The Journal of Portfolio Management, v.52, no.2, pp.233 - 271
Abstract
This paper provides a critical survey of the essential considerations for applying deep learning models within the financial domain, particularly in asset management. While deep learning has shown immense promise, its direct application is hindered by formidable challenges unique to finance, including low signal-to-noise ratios, pervasive non-stationarity in time series data, and the adversarial and adaptive nature of markets where discovered patterns quickly decay. This work serves as a guide for both researchers and practitioners, navigating the gap between the idealized performance reported in academic studies and the significant hurdles to robust, real-world deployment. Rather than developing a rigid classification or forecasting system, the authors survey the crucial points to consider across the entire deep learning pipeline. They begin by examining the inherent model–data mismatch that arises when standard architectures like CNNs, RNNs, and Transformers are applied to financial time series. They then review key application areas not to provide an exhaustive list, but to highlight the domain-specific adaptations and practical trade-offs required for success.
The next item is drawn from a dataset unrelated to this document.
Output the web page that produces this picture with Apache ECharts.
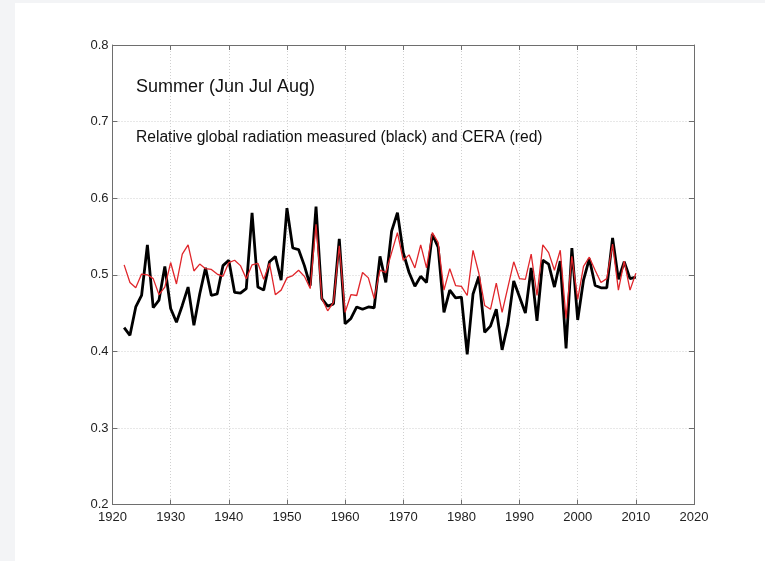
<!DOCTYPE html>
<html>
<head>
<meta charset="utf-8">
<script src="https://cdn.jsdelivr.net/npm/echarts@6/dist/echarts.min.js"></script>
<style>
html,body{margin:0;padding:0;background:#f3f4f6;width:765px;height:561px;overflow:hidden;}
#chart{position:absolute;left:15px;top:3px;width:750px;height:558px;background:#fff;}
</style>
</head>
<body>
<div id="chart"></div>
<script>
var years = [];
for (var y = 1922; y <= 2010; y++) years.push(y);

var measured = [
 0.431,0.421,0.458,0.473,0.539,0.457,0.467,0.511,0.456,0.438,
 0.460,0.484,0.434,0.475,0.509,0.473,0.475,0.512,0.519,0.477,
 0.476,0.482,0.581,0.484,0.480,0.517,0.524,0.493,0.587,0.535,
 0.533,0.512,0.486,0.589,0.469,0.459,0.462,0.547,0.436,0.443,
 0.458,0.455,0.458,0.457,0.524,0.490,0.557,0.581,0.529,0.503,
 0.485,0.498,0.490,0.553,0.536,0.451,0.480,0.470,0.471,0.396,
 0.475,0.498,0.425,0.433,0.455,0.402,0.436,0.492,0.471,0.450,
 0.509,0.440,0.519,0.514,0.484,0.518,0.404,0.535,0.441,0.493,
 0.521,0.486,0.483,0.483,0.548,0.494,0.517,0.495,0.497
];
var cera = [
 0.513,0.490,0.483,0.501,0.500,0.495,0.474,0.484,0.516,0.488,
 0.527,0.539,0.505,0.514,0.508,0.507,0.501,0.498,0.516,0.519,
 0.512,0.495,0.513,0.515,0.494,0.515,0.474,0.480,0.496,0.499,
 0.506,0.498,0.482,0.566,0.469,0.453,0.464,0.538,0.451,0.474,
 0.473,0.503,0.496,0.469,0.506,0.503,0.529,0.555,0.519,0.526,
 0.509,0.539,0.509,0.555,0.542,0.480,0.508,0.486,0.485,0.473,
 0.532,0.502,0.460,0.455,0.489,0.451,0.484,0.517,0.495,0.494,
 0.527,0.473,0.539,0.529,0.506,0.532,0.443,0.524,0.468,0.511,
 0.523,0.506,0.490,0.495,0.540,0.480,0.518,0.480,0.502
];
var titleText = "Summer (Jun Jul Aug)";
var subtitleText = "Relative global radiation measured (black) and CERA (red)";

function pairs(vals){ return years.map(function(yr,i){ return [yr, vals[i]]; }); }

var font = "'Liberation Sans', Arial, sans-serif";
var axisLineStyle = {color:'#6e6e6e', width:1};
var gridStyle = {color:'#d0d0d0', type:[1,2], width:1};
var chart = echarts.init(document.getElementById('chart'));
chart.setOption({
  animation:false,
  backgroundColor:'#ffffff',
  title:[
    {text:titleText, left:121, top:75, padding:0, textStyle:{fontFamily:font, fontSize:18, fontWeight:'normal', color:'#111'}},
    {text:subtitleText, left:121, top:127, padding:0, textStyle:{fontFamily:font, fontSize:15.6, fontWeight:'normal', color:'#111'}}
  ],
  grid:{left:97.5, top:42, width:581.5, height:459.6, containLabel:false},
  xAxis:[
    {type:'value', min:1920, max:2020, interval:10, position:'bottom',
     axisLine:{show:true, onZero:false, lineStyle:axisLineStyle},
     axisTick:{show:true, inside:true, length:5, lineStyle:axisLineStyle},
     axisLabel:{fontFamily:font, fontSize:13, color:'#222', margin:6,
       formatter:function(v){ return String(v); }},
     splitLine:{show:true, lineStyle:gridStyle}},
    {type:'value', min:1920, max:2020, interval:10, position:'top',
     axisLine:{show:true, onZero:false, lineStyle:axisLineStyle},
     axisTick:{show:true, inside:true, length:5, lineStyle:axisLineStyle},
     axisLabel:{show:false}, splitLine:{show:false}}
  ],
  yAxis:[
    {type:'value', min:0.2, max:0.8, interval:0.1, position:'left',
     axisLine:{show:true, onZero:false, lineStyle:axisLineStyle},
     axisTick:{show:true, inside:true, length:5, lineStyle:axisLineStyle},
     axisLabel:{fontFamily:font, fontSize:13, color:'#222', margin:4,
       formatter:function(v){ return v.toFixed(1); }},
     splitLine:{show:true, lineStyle:gridStyle}},
    {type:'value', min:0.2, max:0.8, interval:0.1, position:'right',
     axisLine:{show:true, onZero:false, lineStyle:axisLineStyle},
     axisTick:{show:true, inside:true, length:5, lineStyle:axisLineStyle},
     axisLabel:{show:false}, splitLine:{show:false}}
  ],
  series:[
    {type:'line', name:'CERA', data:pairs(cera), showSymbol:false, symbol:'none',
     lineStyle:{color:'#e0262b', width:1.3}, z:3},
    {type:'line', name:'measured', data:pairs(measured), showSymbol:false, symbol:'none',
     lineStyle:{color:'#000000', width:2.8}, z:2}
  ]
});
</script>
</body>
</html>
The survey further addresses a suite of practical considerations often overlooked in theoretical research, including the challenges of data acquisition and quality, rigorous model validation to prevent overfitting, the impact of transaction costs, and the operational hurdles of integrating these technologies into legacy systems. Finally, the authors outline a forward-looking perspective on the most significant open challenges and argue that the future of the field depends on moving beyond a narrow focus on predictive accuracy toward a more holistic emphasis on causality, robustness, and economic grounding.